■ Goal of the exercise ■
Leaving the pictures out, print the lines from the first line of the listing through the line containing "3.7, 2.2, 1.2, 0.65, 0.3, 3.4, 2.2, 1.0, 0.6, 0.3]", exactly as they read, and no others.

■ Dataset content ■
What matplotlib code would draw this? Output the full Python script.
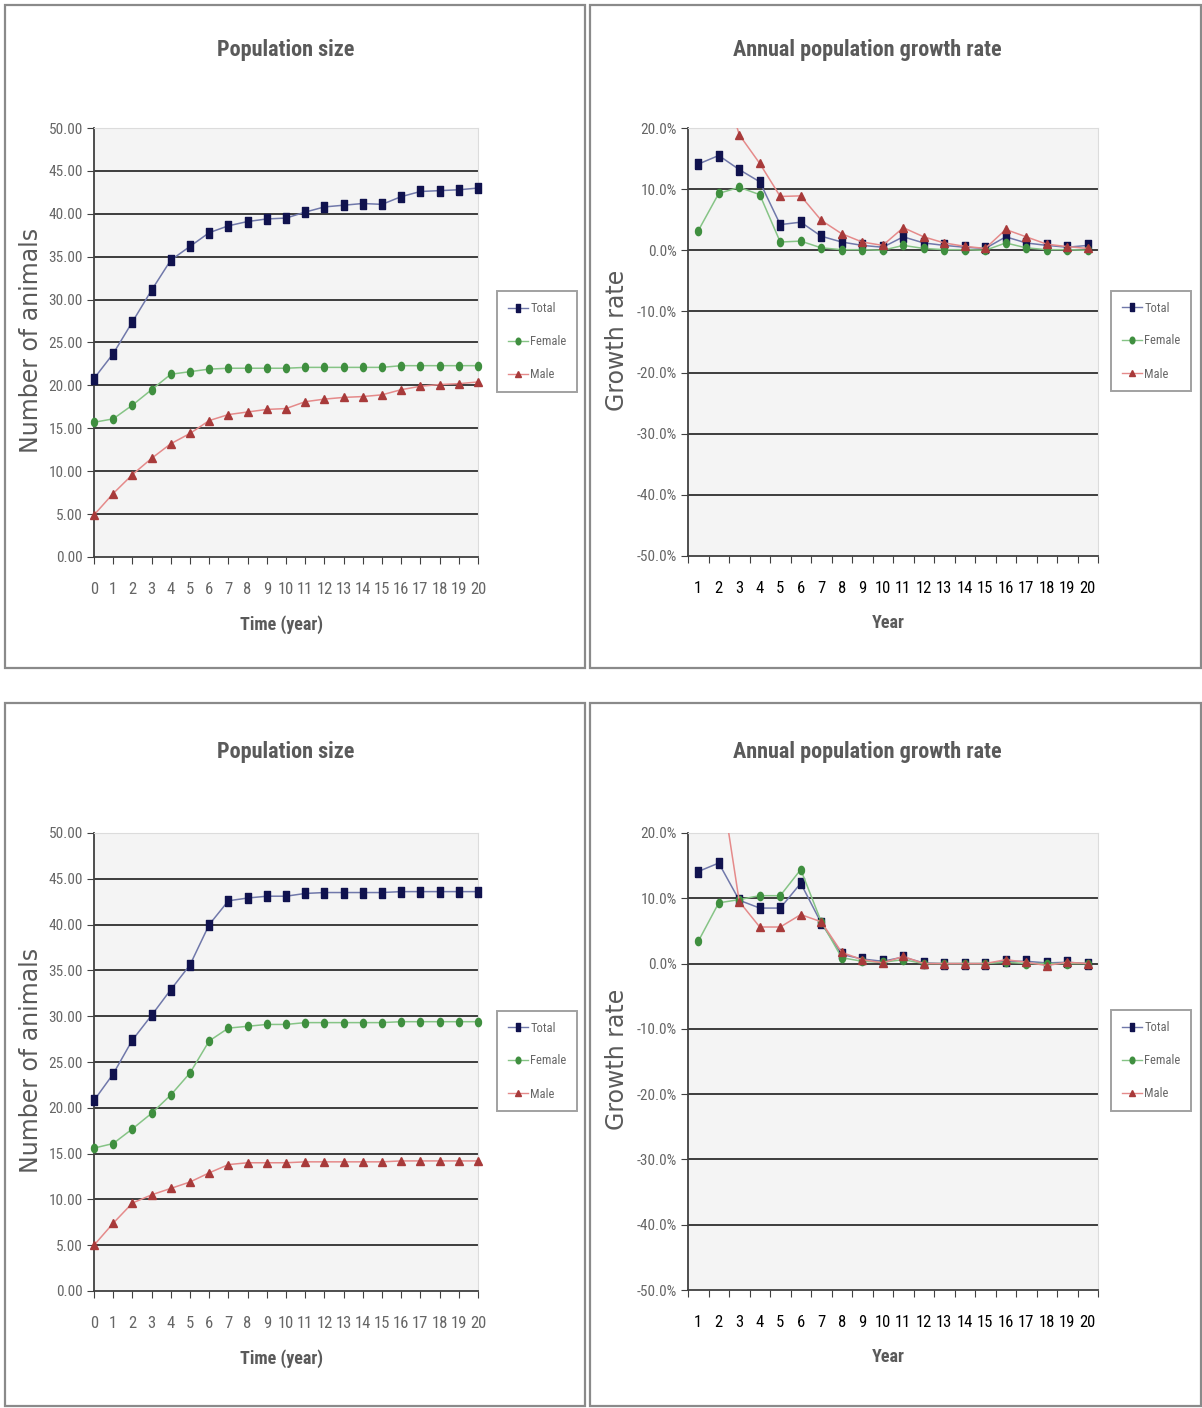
import numpy as np
import matplotlib
matplotlib.use("Agg")
import matplotlib.pyplot as plt
from matplotlib import font_manager
from matplotlib.patches import Rectangle
from matplotlib.lines import Line2D

# ---------------- data ----------------
pop_years = list(range(0, 21))
growth_years = list(range(1, 21))

pop1_total = [20.8, 23.7, 27.4, 31.1, 34.6, 36.2, 37.8, 38.6, 39.1, 39.4, 39.5,
              40.2, 40.8, 41.0, 41.2, 41.1, 42.0, 42.6, 42.7, 42.8, 43.0]
pop1_female = [15.7, 16.1, 17.7, 19.5, 21.3, 21.6, 21.9, 22.0, 22.0, 22.0, 22.0,
               22.1, 22.1, 22.1, 22.1, 22.1, 22.3, 22.3, 22.3, 22.3, 22.3]
pop1_male = [4.9, 7.4, 9.6, 11.5, 13.2, 14.4, 15.9, 16.6, 16.9, 17.2, 17.3,
             18.1, 18.4, 18.6, 18.7, 18.9, 19.5, 19.9, 20.1, 20.2, 20.4]

pop2_total = [20.8, 23.7, 27.4, 30.1, 32.9, 35.6, 40.0, 42.6, 42.9, 43.1, 43.1,
              43.4, 43.5, 43.5, 43.5, 43.5, 43.6, 43.6, 43.6, 43.6, 43.6]
pop2_female = [15.6, 16.1, 17.7, 19.4, 21.4, 23.8, 27.3, 28.7, 28.9, 29.1, 29.1,
               29.3, 29.3, 29.3, 29.3, 29.3, 29.4, 29.4, 29.4, 29.4, 29.4]
pop2_male = [5.0, 7.4, 9.6, 10.5, 11.2, 11.9, 12.9, 13.8, 14.0, 14.0, 14.0,
             14.1, 14.1, 14.1, 14.1, 14.1, 14.2, 14.2, 14.2, 14.2, 14.2]

gr1_total = [14.1, 15.5, 13.2, 11.2, 4.2, 4.6, 2.3, 1.35, 0.8, 0.5,
             2.2, 1.2, 0.8, 0.5, 0.3, 2.2, 1.2, 0.8, 0.5, 0.8]
gr1_female = [3.2, 9.3, 10.3, 9.1, 1.35, 1.5, 0.4, 0.1, 0.1, 0.0,
              0.8, 0.3, 0.1, 0.1, 0.0, 1.2, 0.4, 0.1, 0.1, 0.0]
gr1_male = [51.0, 30.0, 18.9, 14.2, 8.8, 8.9, 4.9, 2.7, 1.35, 0.8,
            3.7, 2.2, 1.2, 0.65, 0.3, 3.4, 2.2, 1.0, 0.6, 0.3]

gr2_total = [14.1, 15.4, 9.7, 8.5, 8.5, 12.3, 6.2, 1.4, 0.7, 0.35,
             1.0, 0.1, 0.0, 0.0, 0.0, 0.35, 0.35, 0.1, 0.2, 0.0]
gr2_female = [3.4, 9.3, 9.8, 10.4, 10.4, 14.4, 6.4, 0.9, 0.35, 0.2,
              0.6, 0.0, 0.0, 0.0, 0.0, 0.2, 0.0, 0.0, 0.0, 0.0]
gr2_male = [48.0, 30.0, 9.5, 5.6, 5.6, 7.5, 6.4, 1.7, 0.6, 0.1,
            1.1, 0.0, 0.0, 0.0, 0.0, 0.6, 0.2, -0.3, 0.2, 0.0]

series_labels = ["Total", "Female", "Male"]
pop_ticks = list(range(0, 51, 5))
growth_ticks = list(range(-50, 21, 10))

title_pop = "Population size"
title_growth = "Annual population growth rate"
xlabel_pop = "Time (year)"
xlabel_growth = "Year"
ylabel_pop = "Number of animals"
ylabel_growth = "Growth rate"

# ---------------- style ----------------
names = {f.name for f in font_manager.fontManager.ttflist}
NARROW = "Liberation Sans"
for cand in ["Liberation Sans Narrow", "Arimo Narrow", "Arial Narrow",
             "Roboto Condensed", "PT Sans Narrow", "Archivo Narrow",
             "Barlow Semi Condensed"]:
    if cand in names:
        NARROW = cand
        break
WIDE = "DejaVu Sans"

W, H = 1202, 1408
fig = plt.figure(figsize=(W / 100, H / 100), dpi=100)
fig.patch.set_facecolor("white")

TXT = "#5a5a5a"
TICK_TXT = "#666666"
GRID = "#3c3c3c"
BG = "#f4f4f4"
mk_colors = ["#10124e", "#3f8f3f", "#a83a3a"]
ln_colors = ["#7078aa", "#86c486", "#e58a8a"]

rect_marker = [(-0.25, -0.5), (0.25, -0.5), (0.25, 0.5), (-0.25, 0.5), (-0.25, -0.5)]
t = np.linspace(0, 2 * np.pi, 25)
ell_marker = list(zip(0.36 * np.cos(t), 0.5 * np.sin(t)))
markers = [rect_marker, ell_marker, "^"]
msizes = [7.5, 6.0, 5.5]


def fx(x):
    return x / W


def fy(y):
    return 1 - y / H


def panel(x0, y0, x1, y1):
    fig.add_artist(Rectangle((fx(x0), fy(y1)), (x1 - x0) / W, (y1 - y0) / H,
                             transform=fig.transFigure, fill=False,
                             ec="#8a8a8a", lw=1.6))


def add_axes(l, t_, r, b):
    return fig.add_axes([fx(l), fy(b), (r - l) / W, (b - t_) / H])


def style_axes(ax):
    ax.set_facecolor(BG)
    for s in ("top", "right"):
        ax.spines[s].set_color("#dcdcdc")
        ax.spines[s].set_linewidth(0.8)
    for s in ("left", "bottom"):
        ax.spines[s].set_color("#404040")
        ax.spines[s].set_linewidth(1.3)
    ax.tick_params(colors="#404040", labelcolor=TICK_TXT, direction="out")
    for lab in ax.get_xticklabels(which="both") + ax.get_yticklabels():
        lab.set_fontfamily(NARROW)


def legend(ax, cx, cy):
    handles = [Line2D([], [], color=ln_colors[i], lw=1, marker=markers[i],
                      ms=msizes[i] * 0.8, mfc=mk_colors[i], mec=mk_colors[i])
               for i in range(3)]
    lg = ax.legend(handles, series_labels, loc="center",
                   bbox_to_anchor=(fx(cx), fy(cy)), bbox_transform=fig.transFigure,
                   prop={"family": NARROW, "size": 9}, labelcolor=TICK_TXT,
                   frameon=True, fancybox=False, edgecolor="#8a8a8a",
                   handlelength=1.6, handletextpad=0.2, labelspacing=1.6,
                   borderpad=0.85, borderaxespad=0)
    lg.get_frame().set_linewidth(1.4)


def pop_chart(top, series, tops):
    ax = add_axes(94, tops[0], 478, tops[1])
    for v in pop_ticks[1:-1]:
        ax.axhline(v, color=GRID, lw=1.4, zorder=1)
    for i, data in enumerate(series):
        ax.plot(pop_years, data, color=ln_colors[i], lw=1.1, marker=markers[i],
                ms=msizes[i], mfc=mk_colors[i], mec=mk_colors[i], zorder=3,
                clip_on=False)
    ax.set_xlim(0, 20)
    ax.set_ylim(0, 50)
    ax.set_yticks(pop_ticks)
    ax.set_yticklabels([f"{v:.2f}" for v in pop_ticks], fontsize=11)
    ax.set_xticks(pop_years)
    ax.set_xticklabels([str(v) for v in pop_years], fontsize=12)
    ax.tick_params(axis="x", length=5, pad=13)
    ax.tick_params(axis="y", length=5, pad=3)
    style_axes(ax)
    fig.text(fx(286), fy(top + 45), title_pop, ha="center", va="center",
             family=NARROW, weight="bold", fontsize=16, color=TXT)
    fig.text(fx(281), fy(tops[1] + 68), xlabel_pop, ha="center", va="center",
             family=NARROW, weight="bold", fontsize=13, color=TXT)
    fig.text(fx(31), fy((tops[0] + tops[1]) / 2 - 2), ylabel_pop, ha="center",
             va="center", rotation=90, family=WIDE, fontsize=17, color=TXT)
    legend(ax, 537, (tops[0] + tops[1]) / 2 - 1)
    return ax


def growth_chart(top, series, tops):
    ax = add_axes(688, tops[0], 1098, tops[1])
    for v in growth_ticks[1:-1]:
        ax.axhline(v, color=GRID, lw=1.4, zorder=1)
    for i, data in enumerate(series):
        ax.plot(growth_years, data, color=ln_colors[i], lw=1.1, marker=markers[i],
                ms=msizes[i], mfc=mk_colors[i], mec=mk_colors[i], zorder=3)
    ax.set_xlim(0.5, 20.5)
    ax.set_ylim(-50, 20)
    ax.set_yticks(growth_ticks)
    ax.set_yticklabels([f"{v:.1f}%" for v in growth_ticks], fontsize=11)
    ax.set_xticks(np.arange(0.5, 21, 1.0))
    ax.set_xticklabels([])
    ax.set_xticks(growth_years, minor=True)
    ax.set_xticklabels([str(v) for v in growth_years], minor=True, fontsize=12)
    ax.tick_params(axis="x", which="major", length=5)
    ax.tick_params(axis="x", which="minor", length=0, pad=18)
    ax.tick_params(axis="y", length=5, pad=3)
    style_axes(ax)
    fig.text(fx(867), fy(top + 45), title_growth, ha="center", va="center",
             family=NARROW, weight="bold", fontsize=16, color=TXT)
    fig.text(fx(888), fy(tops[1] + 67), xlabel_growth, ha="center", va="center",
             family=NARROW, weight="bold", fontsize=13, color=TXT)
    fig.text(fx(617), fy((tops[0] + tops[1]) / 2 - 2), ylabel_growth, ha="center",
             va="center", rotation=90, family=WIDE, fontsize=17, color=TXT)
    legend(ax, 1151, (tops[0] + tops[1]) / 2 - 1)
    return ax


# panels
panel(5, 5, 585, 668)
panel(590, 5, 1201, 668)
panel(5, 703, 585, 1406)
panel(590, 703, 1201, 1406)

pop_chart(5, [pop1_total, pop1_female, pop1_male], (128, 557))
growth_chart(5, [gr1_total, gr1_female, gr1_male], (128, 556))
pop_chart(707, [pop2_total, pop2_female, pop2_male], (833, 1291))
growth_chart(707, [gr2_total, gr2_female, gr2_male], (833, 1290))

fig.savefig("out.png", dpi=100, facecolor="white")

■ Response for this exercise ■
What matplotlib code would draw this? Output the full Python script.
import numpy as np
import matplotlib
matplotlib.use("Agg")
import matplotlib.pyplot as plt
from matplotlib import font_manager
from matplotlib.patches import Rectangle
from matplotlib.lines import Line2D

# ---------------- data ----------------
pop_years = list(range(0, 21))
growth_years = list(range(1, 21))

pop1_total = [20.8, 23.7, 27.4, 31.1, 34.6, 36.2, 37.8, 38.6, 39.1, 39.4, 39.5,
              40.2, 40.8, 41.0, 41.2, 41.1, 42.0, 42.6, 42.7, 42.8, 43.0]
pop1_female = [15.7, 16.1, 17.7, 19.5, 21.3, 21.6, 21.9, 22.0, 22.0, 22.0, 22.0,
               22.1, 22.1, 22.1, 22.1, 22.1, 22.3, 22.3, 22.3, 22.3, 22.3]
pop1_male = [4.9, 7.4, 9.6, 11.5, 13.2, 14.4, 15.9, 16.6, 16.9, 17.2, 17.3,
             18.1, 18.4, 18.6, 18.7, 18.9, 19.5, 19.9, 20.1, 20.2, 20.4]

pop2_total = [20.8, 23.7, 27.4, 30.1, 32.9, 35.6, 40.0, 42.6, 42.9, 43.1, 43.1,
              43.4, 43.5, 43.5, 43.5, 43.5, 43.6, 43.6, 43.6, 43.6, 43.6]
pop2_female = [15.6, 16.1, 17.7, 19.4, 21.4, 23.8, 27.3, 28.7, 28.9, 29.1, 29.1,
               29.3, 29.3, 29.3, 29.3, 29.3, 29.4, 29.4, 29.4, 29.4, 29.4]
pop2_male = [5.0, 7.4, 9.6, 10.5, 11.2, 11.9, 12.9, 13.8, 14.0, 14.0, 14.0,
             14.1, 14.1, 14.1, 14.1, 14.1, 14.2, 14.2, 14.2, 14.2, 14.2]

gr1_total = [14.1, 15.5, 13.2, 11.2, 4.2, 4.6, 2.3, 1.35, 0.8, 0.5,
             2.2, 1.2, 0.8, 0.5, 0.3, 2.2, 1.2, 0.8, 0.5, 0.8]
gr1_female = [3.2, 9.3, 10.3, 9.1, 1.35, 1.5, 0.4, 0.1, 0.1, 0.0,
              0.8, 0.3, 0.1, 0.1, 0.0, 1.2, 0.4, 0.1, 0.1, 0.0]
gr1_male = [51.0, 30.0, 18.9, 14.2, 8.8, 8.9, 4.9, 2.7, 1.35, 0.8,
            3.7, 2.2, 1.2, 0.65, 0.3, 3.4, 2.2, 1.0, 0.6, 0.3]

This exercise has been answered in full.